Dispersed camping is allowed in the New York state forest system if you’re a hiker with a tent. But if your goal is to boondock in your vehicle on state forest lands, it’s practically impossible to do while adhering to laws and regulations. We’ll explain below…
Is Dispersed Camping Allowed in the New York State Forest System?
- Yes – if your plan is to go hiking and tent camping
- No – if your plan is to go boondocking in your RV, van, or car.
About the New York State Forest System
New York’s system of state forests falls under the jurisdiction of the state’s Department of Environmental Conservation (DEC), and is managed by Division of Lands and Forests. It encompasses more than 450 forest units which are broken down into three primary categories: State Forests, Unique Areas, and Multiple Use Areas. Altogether, there are about 787,000 acres of state forest lands as of 2016.
It’s important to note that the State Forest System does not include the DEC managed lands within the Adirondack and Catskill Mountain areas. These areas are designated as “forest preserves” and come with similar, though different, camping rules.
You can access a list of all forest units with the New York State Forest System here.
Understanding How Camping Is Done in the State Forest System
The DEC offers three (3) types of camping accommodations within its network of state forests..

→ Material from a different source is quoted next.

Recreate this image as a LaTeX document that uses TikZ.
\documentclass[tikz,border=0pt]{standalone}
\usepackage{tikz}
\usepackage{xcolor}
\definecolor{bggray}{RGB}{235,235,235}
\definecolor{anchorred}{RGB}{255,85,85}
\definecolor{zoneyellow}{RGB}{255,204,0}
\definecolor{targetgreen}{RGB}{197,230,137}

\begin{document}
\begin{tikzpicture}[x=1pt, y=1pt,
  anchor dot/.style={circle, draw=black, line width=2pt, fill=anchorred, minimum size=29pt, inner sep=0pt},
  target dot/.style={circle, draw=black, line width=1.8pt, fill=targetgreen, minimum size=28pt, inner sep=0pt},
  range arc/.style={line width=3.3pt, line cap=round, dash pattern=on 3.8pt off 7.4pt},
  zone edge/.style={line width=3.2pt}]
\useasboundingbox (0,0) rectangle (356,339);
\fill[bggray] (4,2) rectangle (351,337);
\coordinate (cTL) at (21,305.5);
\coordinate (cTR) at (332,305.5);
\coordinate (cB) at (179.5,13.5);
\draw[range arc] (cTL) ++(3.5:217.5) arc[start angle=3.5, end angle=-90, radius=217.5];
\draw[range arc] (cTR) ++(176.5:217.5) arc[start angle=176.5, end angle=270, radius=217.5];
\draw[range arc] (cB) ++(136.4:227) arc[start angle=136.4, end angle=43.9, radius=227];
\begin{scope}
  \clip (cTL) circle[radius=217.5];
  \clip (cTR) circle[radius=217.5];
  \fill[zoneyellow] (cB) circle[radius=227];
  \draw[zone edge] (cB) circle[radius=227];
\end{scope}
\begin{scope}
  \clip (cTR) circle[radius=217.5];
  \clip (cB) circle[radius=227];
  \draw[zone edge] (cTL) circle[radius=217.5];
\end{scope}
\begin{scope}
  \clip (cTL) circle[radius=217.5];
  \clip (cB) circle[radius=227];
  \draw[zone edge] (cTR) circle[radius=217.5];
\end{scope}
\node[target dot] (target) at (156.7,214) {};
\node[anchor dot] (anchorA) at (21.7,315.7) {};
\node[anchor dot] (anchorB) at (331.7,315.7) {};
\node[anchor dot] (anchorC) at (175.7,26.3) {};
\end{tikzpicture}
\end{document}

- Developed Campgrounds – all of which require advance reservations with fees. These include tent sites, RV sites, and cabins. Most of the RV sites have hookups.
- Marked Primitive Sites – Many state forests have designated primitive camping areas. All of these sites are first-come-first-serve, and are free. Each area can include anywhere from one to several marked campsites. Each campsite will be marked with a yellow and black “Camp Here” disc. The bulk of these marked primitive sites can only be accessed via foot, limiting you to tent camping only. However, there are a minority of sites accessible from a road or trail where vehicle-based camping is allowed. Most of these vehicle-accessible areas are well documented on Campendium.

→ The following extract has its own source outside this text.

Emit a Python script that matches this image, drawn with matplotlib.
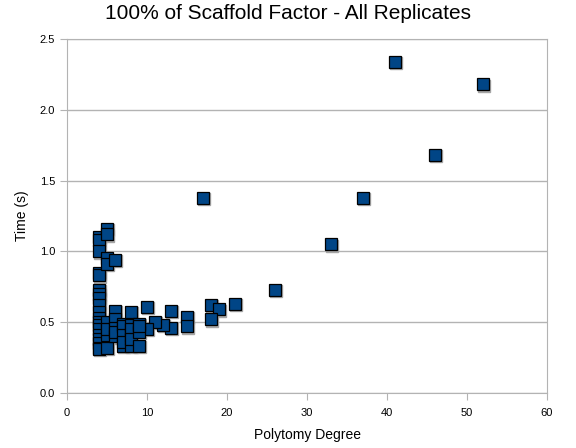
import matplotlib
matplotlib.use("Agg")
from matplotlib import pyplot as plt
from matplotlib import transforms

# polytomy degree vs. time
degree = [41, 52, 46, 37, 17, 33, 26, 21, 18, 19, 18,
          15, 15, 13, 13, 12, 11, 10, 10,
          4, 4, 4, 4, 4, 4, 4, 4, 4, 4, 4, 4, 4, 4, 4, 4, 4, 4, 4,
          5, 5, 5, 5, 5, 5, 5, 5,
          6, 6, 6, 6, 6, 6,
          7, 7, 7, 7, 7,
          8, 8, 8, 8, 8, 8,
          9, 9, 9, 9]
times = [2.34, 2.18, 1.68, 1.38, 1.38, 1.05, 0.73, 0.63, 0.62, 0.59, 0.52,
         0.54, 0.47, 0.58, 0.46, 0.48, 0.50, 0.61, 0.45,
         1.10, 1.08, 1.00, 0.85, 0.83, 0.73, 0.70, 0.67, 0.62, 0.57, 0.53,
         0.50, 0.48, 0.45, 0.41, 0.38, 0.35, 0.32, 0.31,
         1.16, 1.12, 0.95, 0.91, 0.50, 0.41, 0.32, 0.45,
         0.94, 0.58, 0.52, 0.46, 0.40, 0.43,
         0.49, 0.47, 0.41, 0.33, 0.36,
         0.57, 0.48, 0.41, 0.33, 0.45, 0.38,
         0.49, 0.43, 0.33, 0.47]

x_ticks = [0, 10, 20, 30, 40, 50, 60]
y_ticks = [0.0, 0.5, 1.0, 1.5, 2.0, 2.5]

plt.rcParams["font.family"] = ["Liberation Sans", "DejaVu Sans"]
fig = plt.figure(dpi=100, figsize=(5.76, 4.48))
ax = fig.add_axes([0.1163, 0.1228, 0.8334, 0.7901])

# drop shadow behind the markers
shadow = transforms.offset_copy(ax.transData, fig=fig, x=1.2, y=-1.2, units="dots")
ax.plot(degree, times, "s", ms=8.6, color="#a6a6a6", mec="#a6a6a6",
        transform=shadow, zorder=2)
ax.plot(degree, times, "s", ms=8.6, color="#004586", mec="black",
        mew=0.9, zorder=3)

ax.set_xlim(0, 60)
ax.set_ylim(0, 2.5)
ax.set_xticks(x_ticks)
ax.set_yticks(y_ticks)
ax.set_yticklabels(["%.1f" % v for v in y_ticks])
ax.grid(axis="y", color="#b3b3b3", linewidth=1)
ax.set_axisbelow(True)
for side in ["left", "bottom", "right", "top"]:
    ax.spines[side].set_color("#b3b3b3")
ax.tick_params(axis="both", labelsize=8, color="#b3b3b3", length=5,
               labelcolor="black")
ax.tick_params(axis="x", pad=6)

fig.suptitle("100% of Scaffold Factor - All Replicates", fontsize=15, y=0.99)
ax.set_xlabel("Polytomy Degree", fontsize=10, labelpad=7)
ax.set_ylabel("Time (s)", fontsize=10, labelpad=8)

plt.savefig("out.png")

- At Large Backcountry Camping – This is the terminology the DEC uses to describe “true” boondocking and dispersed camping. This is allowed all throughout the state forest system with the exception of certain areas where posted signs prohibit camping. However, you are required to set up camp at least 150 feet away from a road or trail, and you are not allowed to drive your vehicle away from a road or trail. This means, you will have to find a place to park your vehicle, and then hike your camping gear to a desired location.
Because of the DEC’s rules for “At Large Backcountry Camping” require you to set up camp at least 150 feet away from a road or trail, and because vehicles are required to remain on roads and trails, it makes it difficult to disperse camp with a vehicle. The best you can do is with the minority of Marked Primitive Sites accessible via road, or try your luck reserving a space at a developed campground.
Rules for At Large Backcountry Camping
- You are limited to just three (3) consecutive nights per campsite. If you want to camp for a longer period in the same location, you must obtain a permit from a state forest ranger. No ranger may extend your camp to beyond fourteen (14) nights in the same location. Refer to 6 CRR-NY 190.4 “Camping Permits”.
- Camping is prohibited within 150 feet of any road, trail, spring, stream, pond or other body of water. The only time when you can camp any closer is at a Marked Primitive Site or a Developed Campground. Refer to 6 CRR-NY 190.3 “Camping Sites”.
- Motorized vehicles within state forests are required to remain on roads and trails designated for motorized vehicle use. There is no codified regulation for this policy, however the DEC does mention this requirement on its website here.
- Campfires are allowed in most state forests. However, there are several places where the DEC have placed “No Fires” disc. Refer to “Primitive Camping” on the DEC website.
- You are allowed to gather dead and down wood for campfires. However, you are not allowed to bring in wood from outside the State Forest System unless that wood has been heat treated for pests. Refer to “Primitive Camping” on the DEC website.